The death of Sir Edmund Hillary has prompted remembrances across the globe, from the BBC to World Hum. The most common word used? Inspiration.

Journalists, politicians, and travel writers worldwide are talking about Hillary’s thirst for adventure, his ranking among the great explorers of our planet, his determination and skill, and how these qualities have inspired adventurers and travelers and mountain climbers for decades.

There are two things bothering me about the accolades. The first is epitomized by the remembrance on BBC America last night, a flashback to the Queen’s Coronation Day and the announcement that “Everest has been conquered.” Our way of thinking about nature, mountains in particular, hasn’t changed much since 1953. The thought of “conquering” Everest still gives thousands of people a thrill every year, their fascination etched in heart-stopping detail in Jon Krakauer’s book Into Think Air. We’ve only recently allowed the concept of humans being part of nature creep back into our mindset.

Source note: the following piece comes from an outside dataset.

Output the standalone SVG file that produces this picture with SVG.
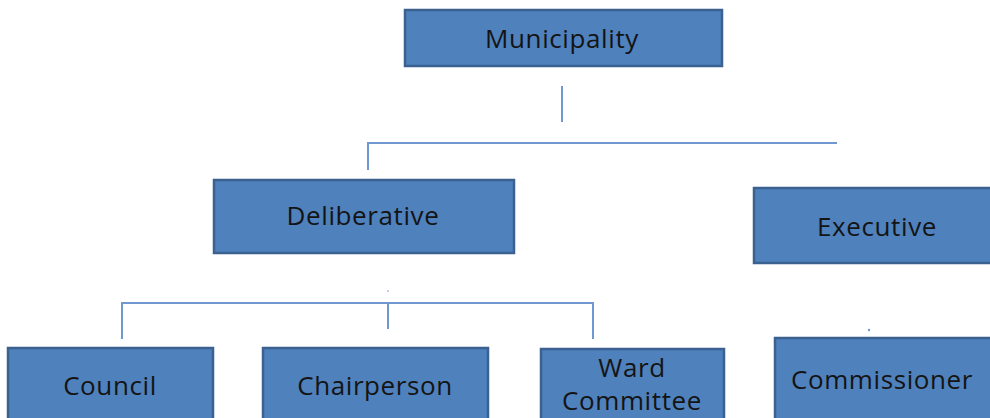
<svg xmlns="http://www.w3.org/2000/svg" width="990" height="418" viewBox="0 0 990 418">
<style>
.box{fill:#4F81BD;stroke:#3A6190;stroke-width:2.5}
.lbl{font-family:"Open Sans","Liberation Sans",sans-serif;font-size:26px;letter-spacing:0.6px;fill:#141414;text-anchor:middle}
.ln{fill:none;stroke:#7098CE;stroke-width:2}
</style>
<rect width="990" height="418" fill="#ffffff"/>
<g id="connectors">
<line class="ln" x1="562" y1="86" x2="562" y2="122"/>
<polyline class="ln" points="368,170 368,143 837,143"/>
<polyline class="ln" points="122,339 122,303 593,303 593,339"/>
<line class="ln" x1="388" y1="303" x2="388" y2="329"/>
<circle cx="388" cy="291" r="0.8" fill="#7098CE"/>
<circle cx="869" cy="330" r="1.2" fill="#7098CE"/>
</g>
<g id="municipality">
<rect class="box" x="405" y="10" width="317" height="56"/>
<text class="lbl" x="562" y="48">Municipality</text>
</g>
<g id="deliberative">
<rect class="box" x="214" y="180" width="300" height="73"/>
<text class="lbl" x="363" y="225">Deliberative</text>
</g>
<g id="executive">
<rect class="box" x="754" y="188" width="240" height="75"/>
<text class="lbl" x="877" y="236">Executive</text>
</g>
<g id="council">
<rect class="box" x="8" y="348" width="205" height="75"/>
<text class="lbl" x="110" y="395">Council</text>
</g>
<g id="chairperson">
<rect class="box" x="263" y="348" width="225" height="75"/>
<text class="lbl" x="375" y="395">Chairperson</text>
</g>
<g id="ward-committee">
<rect class="box" x="541" y="349" width="183" height="75"/>
<text class="lbl" x="632" y="377">Ward</text>
<text class="lbl" x="632" y="410">Committee</text>
</g>
<g id="commissioner">
<rect class="box" x="775" y="338" width="220" height="85"/>
<text class="lbl" x="882" y="389">Commissioner</text>
</g>
</svg>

Don’t get me wrong. I love hiking, and have even been known to climb a few mountains. But the challenge implied in the word “conquer” has always confused me. Why does nature have to be something you have to beat? Oh, sure, I know, people now say it’s all about the personal challenge. But it’s not. Not if you look at the language used to describe intrepid travelers chuffing up unmoveable peaks or baring their teeth against raging rivers. “I’ll beat her if it’s the last thing I do” pretty much sums up the attitude.

Sir Edmund Hillary had a better understanding of his relationship with the natural world. Yes, he wanted to climb Everest “because it’s there,” but he also had a reverence for it. He respected it. The generations of climbers who came after him to throw their trash at the mountain’s foot and have Sherpas drag them up to the top just to say they’d done it annoyed the heck out of him.

But more importantly, travelers and adventurers for decades now have missed Hillary’s most important work: not conquering Everest, but using all that skill and determination and passionate drive, as well as the influence he gained through being a public figure, to try to improve the lives of those who lived in Everest’s shadow.

The inspiration here is not about throwing yourself into a foreign world, or against a death-defying natural force, but in realizing that to go is no longer enough. Anybody can go. Anybody can travel. Anybody can come back with fascinating personal experiences and a new understanding of the world around them. But there are few people (Kira Salak is one) who take that extra step that brings travel beyond a selfish personal interest. Until we start seriously exploring space, the age of exploration and adventure is over. It’s humanity that needs exploring, not quirky customs of foreign cultures; the search now is for solidarity.

That’s the true legacy of Sir Edmund Hillary. It’s not enough to climb the mountain, to go home and write your book and pay your bills and nestle back into your consumer society. If you’re intrepid enough to pull yourself up Everest, you can use that energy and determination to make a difference in the lives of the people whose cultures so fascinate you.